THE TASK:
Please write out the lines of the data exactly, beginning with the first and ending with the line containing "marker_line_width=0))"; leave the pictures behind.

INFORMATION PROVIDED:
* * * * * * * * *
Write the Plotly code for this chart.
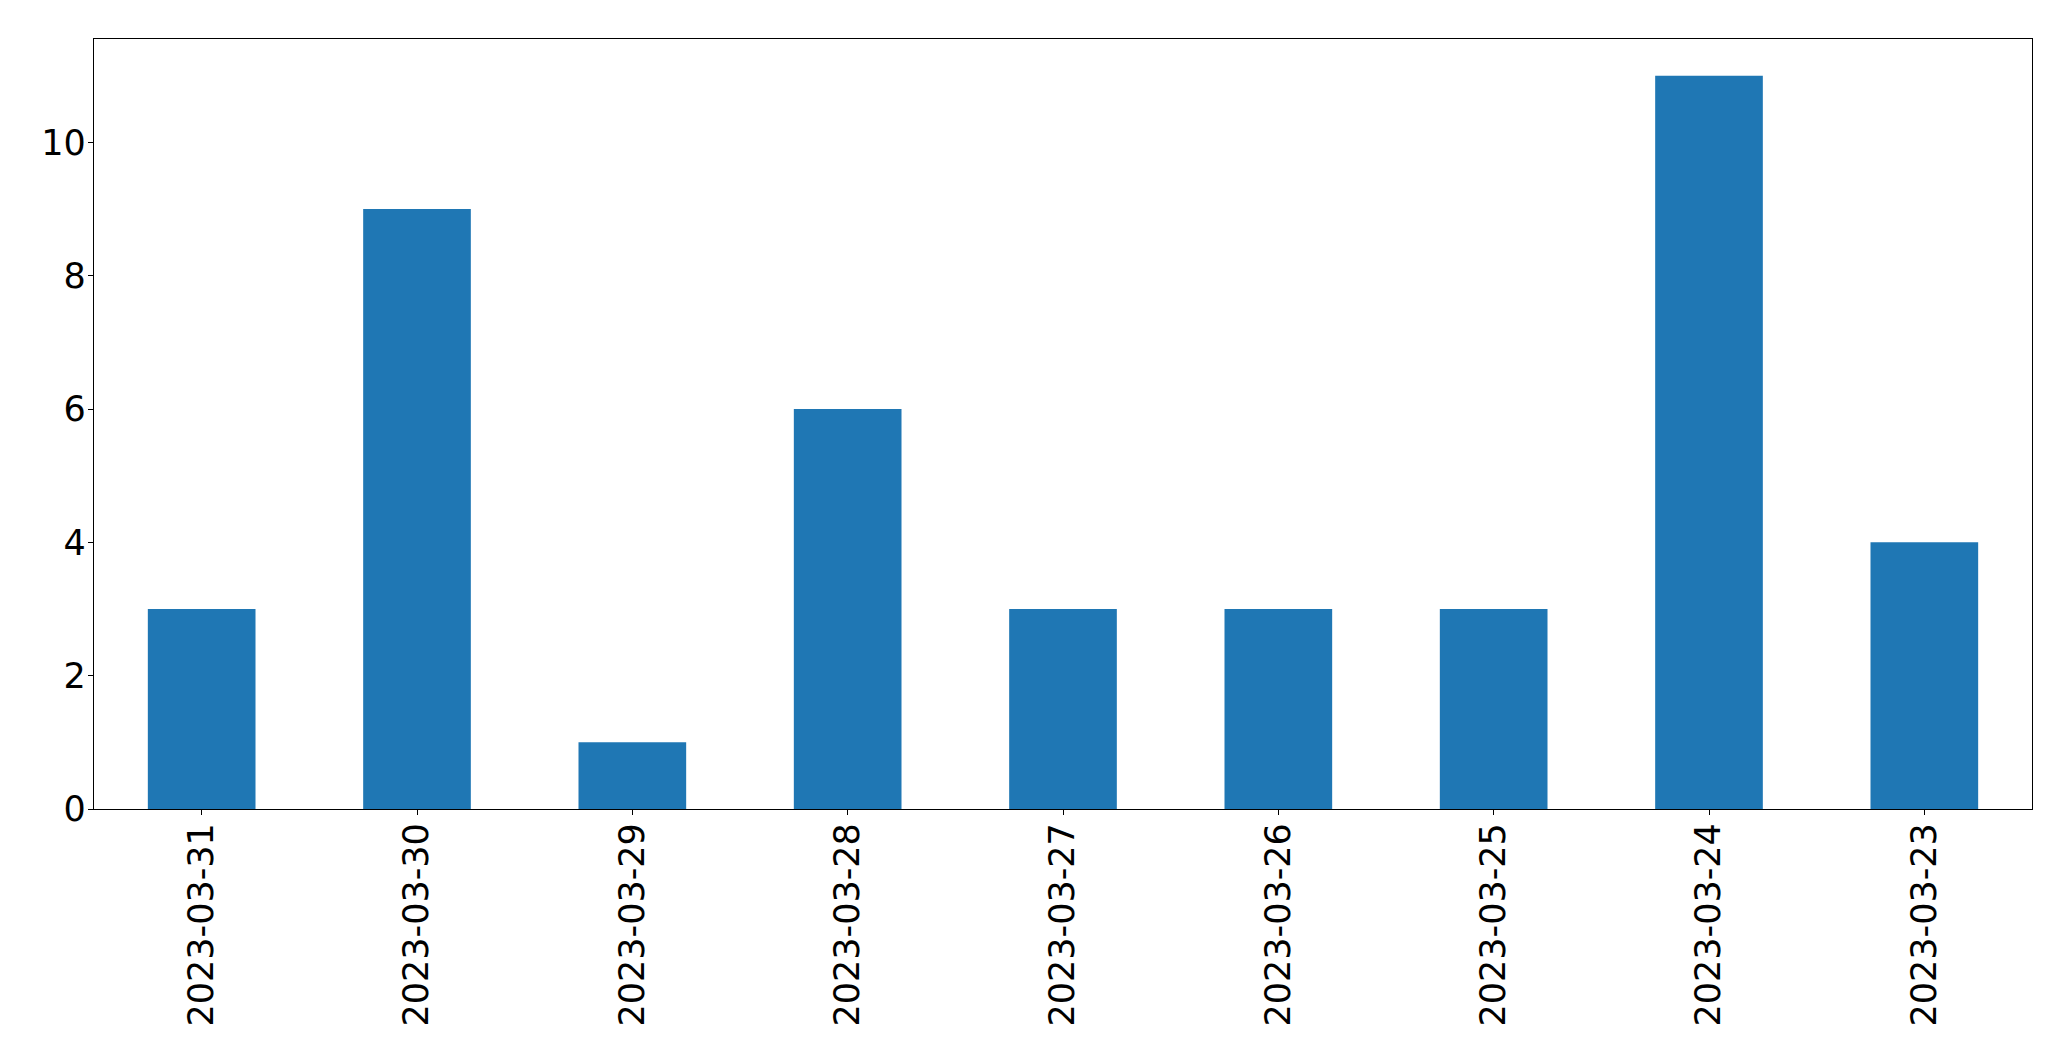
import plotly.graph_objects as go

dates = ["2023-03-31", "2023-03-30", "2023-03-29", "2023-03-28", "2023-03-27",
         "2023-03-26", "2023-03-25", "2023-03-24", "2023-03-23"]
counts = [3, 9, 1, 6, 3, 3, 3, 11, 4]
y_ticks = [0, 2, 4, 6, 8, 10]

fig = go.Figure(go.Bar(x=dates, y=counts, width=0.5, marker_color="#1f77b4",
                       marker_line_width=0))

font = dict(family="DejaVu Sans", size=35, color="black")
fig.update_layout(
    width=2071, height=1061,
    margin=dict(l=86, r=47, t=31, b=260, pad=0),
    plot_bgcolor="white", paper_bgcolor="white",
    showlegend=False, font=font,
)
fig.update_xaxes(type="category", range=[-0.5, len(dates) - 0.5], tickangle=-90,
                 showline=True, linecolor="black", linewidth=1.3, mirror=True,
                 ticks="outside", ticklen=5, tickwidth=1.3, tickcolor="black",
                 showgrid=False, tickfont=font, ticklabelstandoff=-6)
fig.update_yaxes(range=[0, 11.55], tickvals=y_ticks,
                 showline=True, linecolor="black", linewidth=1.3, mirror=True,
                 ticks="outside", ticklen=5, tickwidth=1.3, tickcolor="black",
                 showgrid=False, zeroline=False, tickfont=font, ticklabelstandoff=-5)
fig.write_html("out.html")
* * * * * * * * *
REPLY TO THE TASK:
Write the Plotly code for this chart.
import plotly.graph_objects as go

dates = ["2023-03-31", "2023-03-30", "2023-03-29", "2023-03-28", "2023-03-27",
         "2023-03-26", "2023-03-25", "2023-03-24", "2023-03-23"]
counts = [3, 9, 1, 6, 3, 3, 3, 11, 4]
y_ticks = [0, 2, 4, 6, 8, 10]

fig = go.Figure(go.Bar(x=dates, y=counts, width=0.5, marker_color="#1f77b4",
                       marker_line_width=0))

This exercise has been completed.